Found a NASA report on price from 2018:
NASA Report Archive

If the numbers are right, the market price is 1/20th the cost per kilo for low earth orbit and 1/4 the cost per kilo for delivering people and supplies to the ISS.
Market prices, so maybe Ariane 5 and Proton-M were cheaper than the shuttle as well. However, since 2018 SpaceX has launched the Falcon 9 >150 times, which is actually more than Ariane 5 has in it's 25 year history. Falcon 9 didn't start scaling to double digits until 2016.

Given all that, I think the Shuttle still deserves credit, it never scaled to mass production and it's public funded nature meant it was built to do a specific task, like deploy ISS or Hubble.
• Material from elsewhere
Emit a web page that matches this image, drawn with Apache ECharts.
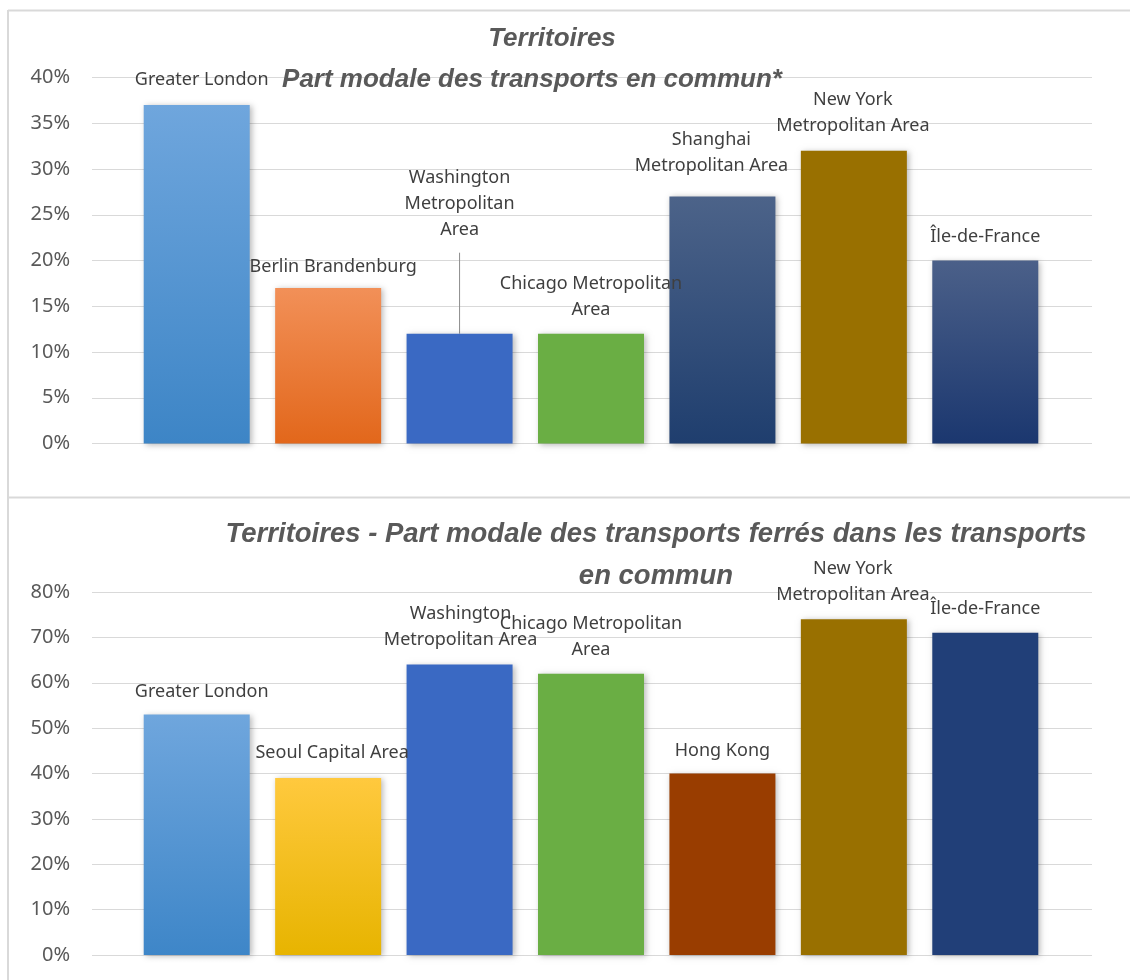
<!DOCTYPE html>
<html>
<head>
<meta charset="utf-8">
<script src="https://cdn.jsdelivr.net/npm/echarts@6/dist/echarts.min.js"></script>
<style>
  html, body { margin: 0; padding: 0; background: #ffffff; }
  #chart { width: 1130px; height: 980px; }
</style>
</head>
<body>
<div id="chart"></div>
<script>
// ---- Chart 1: modal share of public transport (%) ----
const transitCities = ['Greater London', 'Berlin Brandenburg', 'Washington Metropolitan Area',
  'Chicago Metropolitan Area', 'Shanghai Metropolitan Area', 'New York Metropolitan Area', 'Île-de-France'];
const transitShare = [37, 17, 12, 12, 27, 32, 20];
const transitLabels = ['Greater London', 'Berlin Brandenburg', 'Washington\nMetropolitan\nArea',
  'Chicago Metropolitan\nArea', 'Shanghai\nMetropolitan Area', 'New York\nMetropolitan Area', 'Île-de-France'];
const transitTicks = [0, 5, 10, 15, 20, 25, 30, 35, 40];

// ---- Chart 2: share of rail within public transport (%) ----
const railCities = ['Greater London', 'Seoul Capital Area', 'Washington Metropolitan Area',
  'Chicago Metropolitan Area', 'Hong Kong', 'New York Metropolitan Area', 'Île-de-France'];
const railShare = [53, 39, 64, 62, 40, 74, 71];
const railLabels = ['Greater London', 'Seoul Capital Area', 'Washington\nMetropolitan Area',
  'Chicago Metropolitan\nArea', 'Hong Kong', 'New York\nMetropolitan Area', 'Île-de-France'];
const railTicks = [0, 10, 20, 30, 40, 50, 60, 70, 80];

// Bar fills: [top, bottom] pairs give a vertical gradient, single strings are flat
const transitColors = [
  ['#6fa6dd', '#3d85c6'], ['#f29058', '#e2671b'], '#3a69c3', '#6aae44',
  ['#4c6389', '#1f3e6e'], '#997000', ['#4b6089', '#1b376f']
];
const railColors = [
  ['#6fa6dd', '#3e86c8'], ['#ffc93e', '#e7b400'], '#3a69c3', '#6aae44',
  '#993d00', '#997000', '#213f78'
];

// Label placement tweaks: [distance above bar, horizontal nudge]
const transitLabelPos = [[12, 5], [8, 5], [5, 0], [11, 0], [18, -11], [12, -1], [11, 0]];
const railLabelPos = [[10, 5], [12, 4], [12, 1], [11, 0], [10, 0], [11, -1], [11, 0]];
// The Washington label of chart 1 sits higher, tied to its bar by a leader line
const TRANSIT_LEADER = 2;
const TRANSIT_LEADER_LIFT = 76;

const TITLE_FONT = { fontFamily: 'Liberation Sans', fontStyle: 'italic', fontWeight: 'bold', color: '#595959' };
const GRID_COLOR = '#d9d9d9';

function fill(c) {
  if (typeof c === 'string') return c;
  return new echarts.graphic.LinearGradient(0, 0, 0, 1, [
    { offset: 0, color: c[0] }, { offset: 1, color: c[1] }
  ]);
}

function barData(values, colors, pos, leader) {
  return values.map((v, i) => {
    const item = {
      value: v,
      itemStyle: { color: fill(colors[i]) },
      label: { distance: pos[i][0] }
    };
    if (leader === i) {
      item.label.padding = [0, 0, 10, 0];
      item.labelLine = { show: true, lineStyle: { color: '#8c8c8c', width: 1 } };
    }
    return item;
  });
}

function valueAxis(gridIndex, ticks, show) {
  return {
    type: 'value', gridIndex,
    min: ticks[0], max: ticks[ticks.length - 1], interval: ticks[1] - ticks[0],
    show,
    axisLine: { show: false }, axisTick: { show: false },
    axisLabel: { show, formatter: '{value}%', color: '#595959', fontFamily: 'Noto Sans', fontSize: 20, margin: 22 },
    splitLine: { show, lineStyle: { color: GRID_COLOR, width: 1 } }
  };
}

const barLabel = (labels) => ({
  show: true, position: 'top', color: '#3f3f3f',
  fontFamily: 'Noto Sans', fontSize: 18, lineHeight: 26, align: 'center',
  formatter: p => labels[p.dataIndex]
});

const barShadow = { shadowBlur: 6, shadowColor: 'rgba(0,0,0,0.28)', shadowOffsetX: 2, shadowOffsetY: 1 };

const option = {
  backgroundColor: '#ffffff',
  animation: false,
  title: [
    { text: 'Territoires', left: 552, top: 26, padding: 0, textAlign: 'center',
      textStyle: Object.assign({ fontSize: 26, lineHeight: 26 }, TITLE_FONT) },
    { text: 'Part modale des transports en commun*', left: 532, top: 67, padding: 0, textAlign: 'center',
      textStyle: Object.assign({ fontSize: 26, lineHeight: 26 }, TITLE_FONT) },
    { text: 'Territoires - Part modale des transports ferrés dans les transports\nen commun',
      left: 656, top: 513, padding: 0, textAlign: 'center',
      textStyle: Object.assign({ fontSize: 27.5, lineHeight: 42 }, TITLE_FONT) }
  ],
  grid: [
    { left: 92, right: 38, top: 77.5, height: 366 },
    { left: 131, right: 79, top: 77.5, height: 366 },
    { left: 92, right: 38, top: 592, height: 363 },
    { left: 131, right: 79, top: 592, height: 363 }
  ],
  xAxis: [
    { type: 'value', gridIndex: 0, min: 0, max: 1, show: false },
    { type: 'category', gridIndex: 1, data: transitCities, show: false },
    { type: 'value', gridIndex: 2, min: 0, max: 1, show: false },
    { type: 'category', gridIndex: 3, data: railCities, show: false }
  ],
  yAxis: [
    valueAxis(0, transitTicks, true),
    valueAxis(1, transitTicks, false),
    valueAxis(2, railTicks, true),
    valueAxis(3, railTicks, false)
  ],
  series: [
    {
      name: 'Part modale des transports en commun',
      type: 'bar', xAxisIndex: 1, yAxisIndex: 1, barWidth: 106,
      itemStyle: barShadow,
      label: barLabel(transitLabels),
      labelLayout: p => ({
        dx: transitLabelPos[p.dataIndex][1],
        dy: p.dataIndex === TRANSIT_LEADER ? -TRANSIT_LEADER_LIFT : 0
      }),
      data: barData(transitShare, transitColors, transitLabelPos, TRANSIT_LEADER)
    },
    {
      name: 'Part modale des transports ferrés',
      type: 'bar', xAxisIndex: 3, yAxisIndex: 3, barWidth: 106,
      itemStyle: barShadow,
      label: barLabel(railLabels),
      labelLayout: p => ({ dx: railLabelPos[p.dataIndex][1] }),
      data: barData(railShare, railColors, railLabelPos, -1)
    }
  ],
  graphic: [
    { type: 'line', silent: true, shape: { x1: 8, y1: 10.5, x2: 1130, y2: 10.5 }, style: { stroke: '#d9d9d9', lineWidth: 2 } },
    { type: 'line', silent: true, shape: { x1: 8, y1: 10, x2: 8, y2: 980 }, style: { stroke: '#d9d9d9', lineWidth: 2 } },
    { type: 'line', silent: true, shape: { x1: 8, y1: 497.5, x2: 1130, y2: 497.5 }, style: { stroke: '#d9d9d9', lineWidth: 2 } }
  ]
};

const chart = echarts.init(document.getElementById('chart'), null, { renderer: 'canvas' });
chart.setOption(option);
</script>
</body>
</html>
Also meant retarded design descisions were made for Congressional Pork. Like having the boosters made in parts in Texas rather than shipped as a single constructed unit from France. It still accomplished what it did with vastly more primitive technologies and design capabilities than SpaceX. It also had a giant red tube, I like the giant red tube.
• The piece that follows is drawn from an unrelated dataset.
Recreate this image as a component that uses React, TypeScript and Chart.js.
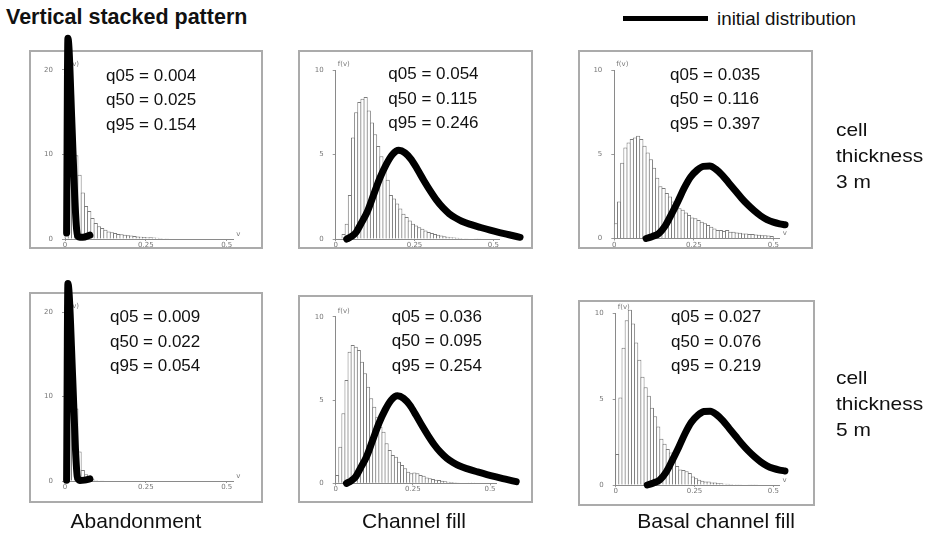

The 1960's space program wouldn't have gotten too damn far if most of the kids entering college were functionally illiterate,. functionally innumerate, had uncorrected rebellion issues, shit work ethics and been LGTBQPedo brainwashed to hell.
To be fair, in the 60s it was Greatest Generation engineers doing most of the work, and I think beatings were mandatory back in the 20s.
 
Retards that don't know shit about rocketry and how absurdly complicated it is to ride a explosion out of a planet trying to talk shit about a african american because his huge ass tube of flammable death exploded after 4 minutes and 30 kilometers of flight on the first try of making it fly.
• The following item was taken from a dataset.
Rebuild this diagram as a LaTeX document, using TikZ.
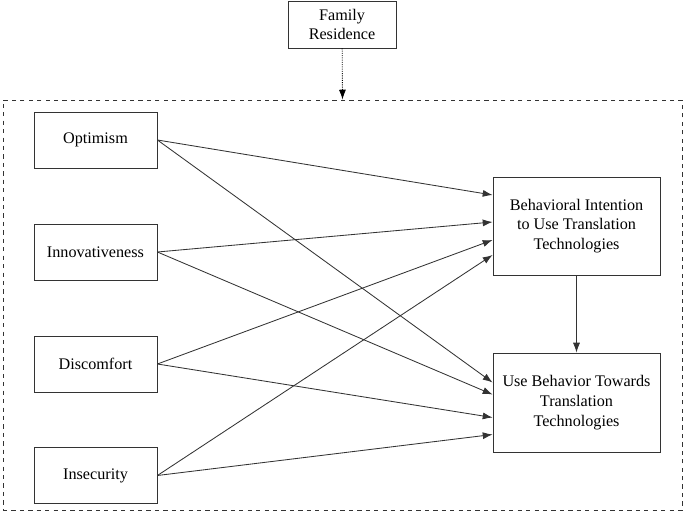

I swear people think designing a completely new rocket to deliver a massive payload into orbit is as easy as playing KSP.
 
The USSR attempt at it, the Buran, was actually the one time the fucking Ruskies did something better.
Their closed-cycle rocket designs, while they couldn't make them work reliably primarily due to lack of funding, were also super efficient. So efficient that (reportedly) American engineers even in the '90s were really skeptical of the specs until they tested the Russian engines themselves.